Return each line of the data below exactly, omitting any pictures.
########################################
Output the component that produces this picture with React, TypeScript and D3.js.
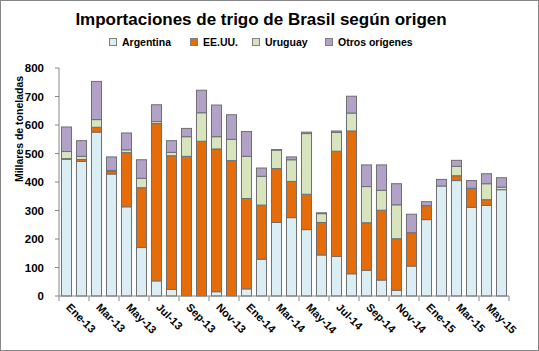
import React, { useEffect, useRef } from 'react';
import * as d3 from 'd3';

const months = [
  'Ene-13', 'Feb-13', 'Mar-13', 'Abr-13', 'May-13', 'Jun-13', 'Jul-13', 'Ago-13', 'Sep-13', 'Oct-13', 'Nov-13', 'Dic-13',
  'Ene-14', 'Feb-14', 'Mar-14', 'Abr-14', 'May-14', 'Jun-14', 'Jul-14', 'Ago-14', 'Sep-14', 'Oct-14', 'Nov-14', 'Dic-14',
  'Ene-15', 'Feb-15', 'Mar-15', 'Abr-15', 'May-15', 'Jun-15',
];

const argentina = [480, 472, 575, 428, 313, 170, 53, 23, 0, 0, 15, 0, 25, 129, 258, 275, 233, 144, 139, 78, 90, 56, 20, 105, 268, 386, 405, 311, 318, 373];
const eeuu = [2, 7, 17, 9, 190, 210, 552, 469, 490, 543, 501, 475, 317, 190, 189, 127, 124, 114, 369, 501, 167, 245, 181, 117, 49, 0, 17, 67, 20, 0];
const uruguay = [25, 11, 27, 4, 10, 33, 7, 12, 69, 100, 43, 75, 148, 101, 65, 76, 213, 31, 66, 63, 127, 70, 119, 0, 0, 0, 33, 0, 56, 9];
const otros = [86, 55, 134, 47, 59, 65, 59, 41, 29, 79, 111, 86, 87, 29, 2, 10, 5, 3, 5, 59, 76, 89, 74, 65, 14, 23, 21, 27, 35, 33];

const seriesNames = ['Argentina', 'EE.UU.', 'Uruguay', 'Otros orígenes'];
const seriesColors = ['#DBEEF4', '#E46C0A', '#D7E4BD', '#B3A2C7'];
const yTicks = [0, 100, 200, 300, 400, 500, 600, 700, 800];

const W = 539;
const H = 351;
const FONT = '"Liberation Sans", Arial, sans-serif';

const App = () => {
  const svgRef = useRef<SVGSVGElement>(null);

  useEffect(() => {
    const svg = d3.select(svgRef.current);
    svg.selectAll('*').remove();

    const rows = months.map((m, i) => ({
      month: m,
      a: argentina[i],
      u: eeuu[i],
      g: uruguay[i],
      o: otros[i],
    }));
    const keys = ['a', 'u', 'g', 'o'];
    const stacked = d3.stack<any>().keys(keys)(rows);

    // plot area
    const left = 59;
    const right = 509;
    const top = 68;
    const bottom = 296;

    const x = d3.scaleBand().domain(months).range([left, right]).paddingInner(0.33).paddingOuter(0.165);
    const y = d3.scaleLinear().domain([0, 800]).range([bottom, top]);

    // outer border
    svg.append('rect')
      .attr('x', 0.5).attr('y', 0.5)
      .attr('width', W - 1).attr('height', H - 1)
      .attr('fill', '#fff').attr('stroke', '#868686');

    // title
    svg.append('text')
      .attr('x', 261).attr('y', 25)
      .attr('text-anchor', 'middle')
      .attr('font-family', FONT).attr('font-weight', 'bold').attr('font-size', 17)
      .text('Importaciones de trigo de Brasil según origen');

    // legend
    const legendX = [109, 190, 252, 325];
    seriesNames.forEach((name, i) => {
      const g = svg.append('g').attr('transform', `translate(${legendX[i]},46)`);
      g.append('rect')
        .attr('x', 0.5).attr('y', -7.5).attr('width', 7).attr('height', 7)
        .attr('fill', seriesColors[i]).attr('stroke', '#7f7f7f');
      g.append('text')
        .attr('x', 13).attr('y', 0)
        .attr('font-family', FONT).attr('font-weight', 'bold').attr('font-size', 10.5)
        .text(name);
    });

    // bars
    svg.append('g')
      .selectAll('g')
      .data(stacked)
      .join('g')
      .attr('fill', (d, i) => seriesColors[i])
      .selectAll('rect')
      .data(d => d)
      .join('rect')
      .attr('x', d => x(d.data.month)!)
      .attr('width', x.bandwidth())
      .attr('y', d => y(d[1]))
      .attr('height', d => Math.max(0, y(d[0]) - y(d[1])))
      .attr('stroke', '#6f6f6f')
      .attr('stroke-width', 1);

    // y axis
    const yAxis = svg.append('g');
    yAxis.append('line')
      .attr('x1', left).attr('x2', left).attr('y1', top).attr('y2', bottom)
      .attr('stroke', '#868686');
    yTicks.forEach(t => {
      yAxis.append('line')
        .attr('x1', left - 4).attr('x2', left).attr('y1', y(t)).attr('y2', y(t))
        .attr('stroke', '#868686');
      yAxis.append('text')
        .attr('x', 44).attr('y', y(t) + 4)
        .attr('text-anchor', 'end')
        .attr('font-family', FONT).attr('font-weight', 'bold').attr('font-size', 11.5)
        .text(t);
    });

    svg.append('text')
      .attr('transform', `translate(23,129) rotate(-90)`)
      .attr('text-anchor', 'middle')
      .attr('font-family', FONT).attr('font-weight', 'bold').attr('font-size', 10.5)
      .text('Millares de toneladas');

    // x axis
    const xAxis = svg.append('g');
    xAxis.append('line')
      .attr('x1', left).attr('x2', right).attr('y1', bottom).attr('y2', bottom)
      .attr('stroke', '#868686');
    months.forEach((m, i) => {
      const step = x.step();
      if (i % 2 === 0) {
        const bx = left + i * step;
        xAxis.append('line')
          .attr('x1', bx).attr('x2', bx).attr('y1', bottom).attr('y2', bottom + 5)
          .attr('stroke', '#868686');
        const cx = x(m)! + x.bandwidth() / 2;
        xAxis.append('text')
          .attr('transform', `translate(${cx - 1},${bottom + 12}) rotate(45)`)
          .attr('text-anchor', 'start')
          .attr('font-family', FONT).attr('font-weight', 'bold').attr('font-size', 11)
          .text(m);
      }
    });
    xAxis.append('line')
      .attr('x1', right).attr('x2', right).attr('y1', bottom).attr('y2', bottom + 5)
      .attr('stroke', '#868686');
  }, []);

  return <svg ref={svgRef} width={W} height={H} style={{ position: 'absolute', left: 0, top: 0 }}></svg>;
};

export default App;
########################################
▶ **SOLUTION BELOW**
Output the component that produces this picture with React, TypeScript and D3.js.
import React, { useEffect, useRef } from 'react';
import * as d3 from 'd3';

const months = [
  'Ene-13', 'Feb-13', 'Mar-13', 'Abr-13', 'May-13', 'Jun-13', 'Jul-13', 'Ago-13', 'Sep-13', 'Oct-13', 'Nov-13', 'Dic-13',
  'Ene-14', 'Feb-14', 'Mar-14', 'Abr-14', 'May-14', 'Jun-14', 'Jul-14', 'Ago-14', 'Sep-14', 'Oct-14', 'Nov-14', 'Dic-14',
  'Ene-15', 'Feb-15', 'Mar-15', 'Abr-15', 'May-15', 'Jun-15',
];

const argentina = [480, 472, 575, 428, 313, 170, 53, 23, 0, 0, 15, 0, 25, 129, 258, 275, 233, 144, 139, 78, 90, 56, 20, 105, 268, 386, 405, 311, 318, 373];
const eeuu = [2, 7, 17, 9, 190, 210, 552, 469, 490, 543, 501, 475, 317, 190, 189, 127, 124, 114, 369, 501, 167, 245, 181, 117, 49, 0, 17, 67, 20, 0];
const uruguay = [25, 11, 27, 4, 10, 33, 7, 12, 69, 100, 43, 75, 148, 101, 65, 76, 213, 31, 66, 63, 127, 70, 119, 0, 0, 0, 33, 0, 56, 9];
const otros = [86, 55, 134, 47, 59, 65, 59, 41, 29, 79, 111, 86, 87, 29, 2, 10, 5, 3, 5, 59, 76, 89, 74, 65, 14, 23, 21, 27, 35, 33];

const seriesNames = ['Argentina', 'EE.UU.', 'Uruguay', 'Otros orígenes'];
const seriesColors = ['#DBEEF4', '#E46C0A', '#D7E4BD', '#B3A2C7'];
const yTicks = [0, 100, 200, 300, 400, 500, 600, 700, 800];

const W = 539;
const H = 351;
const FONT = '"Liberation Sans", Arial, sans-serif';

const App = () => {
  const svgRef = useRef<SVGSVGElement>(null);

  useEffect(() => {
    const svg = d3.select(svgRef.current);
    svg.selectAll('*').remove();

    const rows = months.map((m, i) => ({
      month: m,
      a: argentina[i],
      u: eeuu[i],
      g: uruguay[i],
      o: otros[i],
    }));
    const keys = ['a', 'u', 'g', 'o'];
    const stacked = d3.stack<any>().keys(keys)(rows);

    // plot area
    const left = 59;
    const right = 509;
    const top = 68;
    const bottom = 296;

    const x = d3.scaleBand().domain(months).range([left, right]).paddingInner(0.33).paddingOuter(0.165);
    const y = d3.scaleLinear().domain([0, 800]).range([bottom, top]);

    // outer border
    svg.append('rect')
      .attr('x', 0.5).attr('y', 0.5)
      .attr('width', W - 1).attr('height', H - 1)
      .attr('fill', '#fff').attr('stroke', '#868686');

    // title
    svg.append('text')
      .attr('x', 261).attr('y', 25)
      .attr('text-anchor', 'middle')
      .attr('font-family', FONT).attr('font-weight', 'bold').attr('font-size', 17)
      .text('Importaciones de trigo de Brasil según origen');

    // legend
    const legendX = [109, 190, 252, 325];
    seriesNames.forEach((name, i) => {
      const g = svg.append('g').attr('transform', `translate(${legendX[i]},46)`);
      g.append('rect')
        .attr('x', 0.5).attr('y', -7.5).attr('width', 7).attr('height', 7)
        .attr('fill', seriesColors[i]).attr('stroke', '#7f7f7f');
      g.append('text')
        .attr('x', 13).attr('y', 0)
        .attr('font-family', FONT).attr('font-weight', 'bold').attr('font-size', 10.5)
        .text(name);
    });

    // bars
    svg.append('g')
      .selectAll('g')
      .data(stacked)
      .join('g')
      .attr('fill', (d, i) => seriesColors[i])
      .selectAll('rect')
      .data(d => d)
      .join('rect')
      .attr('x', d => x(d.data.month)!)
      .attr('width', x.bandwidth())
      .attr('y', d => y(d[1]))
      .attr('height', d => Math.max(0, y(d[0]) - y(d[1])))
      .attr('stroke', '#6f6f6f')
      .attr('stroke-width', 1);

    // y axis
    const yAxis = svg.append('g');
    yAxis.append('line')
      .attr('x1', left).attr('x2', left).attr('y1', top).attr('y2', bottom)
      .attr('stroke', '#868686');
    yTicks.forEach(t => {
      yAxis.append('line')
        .attr('x1', left - 4).attr('x2', left).attr('y1', y(t)).attr('y2', y(t))
        .attr('stroke', '#868686');
      yAxis.append('text')
        .attr('x', 44).attr('y', y(t) + 4)
        .attr('text-anchor', 'end')
        .attr('font-family', FONT).attr('font-weight', 'bold').attr('font-size', 11.5)
        .text(t);
    });

    svg.append('text')
      .attr('transform', `translate(23,129) rotate(-90)`)
      .attr('text-anchor', 'middle')
      .attr('font-family', FONT).attr('font-weight', 'bold').attr('font-size', 10.5)
      .text('Millares de toneladas');

    // x axis
    const xAxis = svg.append('g');
    xAxis.append('line')
      .attr('x1', left).attr('x2', right).attr('y1', bottom).attr('y2', bottom)
      .attr('stroke', '#868686');
    months.forEach((m, i) => {
      const step = x.step();
      if (i % 2 === 0) {
        const bx = left + i * step;
        xAxis.append('line')
          .attr('x1', bx).attr('x2', bx).attr('y1', bottom).attr('y2', bottom + 5)
          .attr('stroke', '#868686');
        const cx = x(m)! + x.bandwidth() / 2;
        xAxis.append('text')
          .attr('transform', `translate(${cx - 1},${bottom + 12}) rotate(45)`)
          .attr('text-anchor', 'start')
          .attr('font-family', FONT).attr('font-weight', 'bold').attr('font-size', 11)
          .text(m);
      }
    });
    xAxis.append('line')
      .attr('x1', right).attr('x2', right).attr('y1', bottom).attr('y2', bottom + 5)
      .attr('stroke', '#868686');
  }, []);

  return <svg ref={svgRef} width={W} height={H} style={{ position: 'absolute', left: 0, top: 0 }}></svg>;
};

export default App;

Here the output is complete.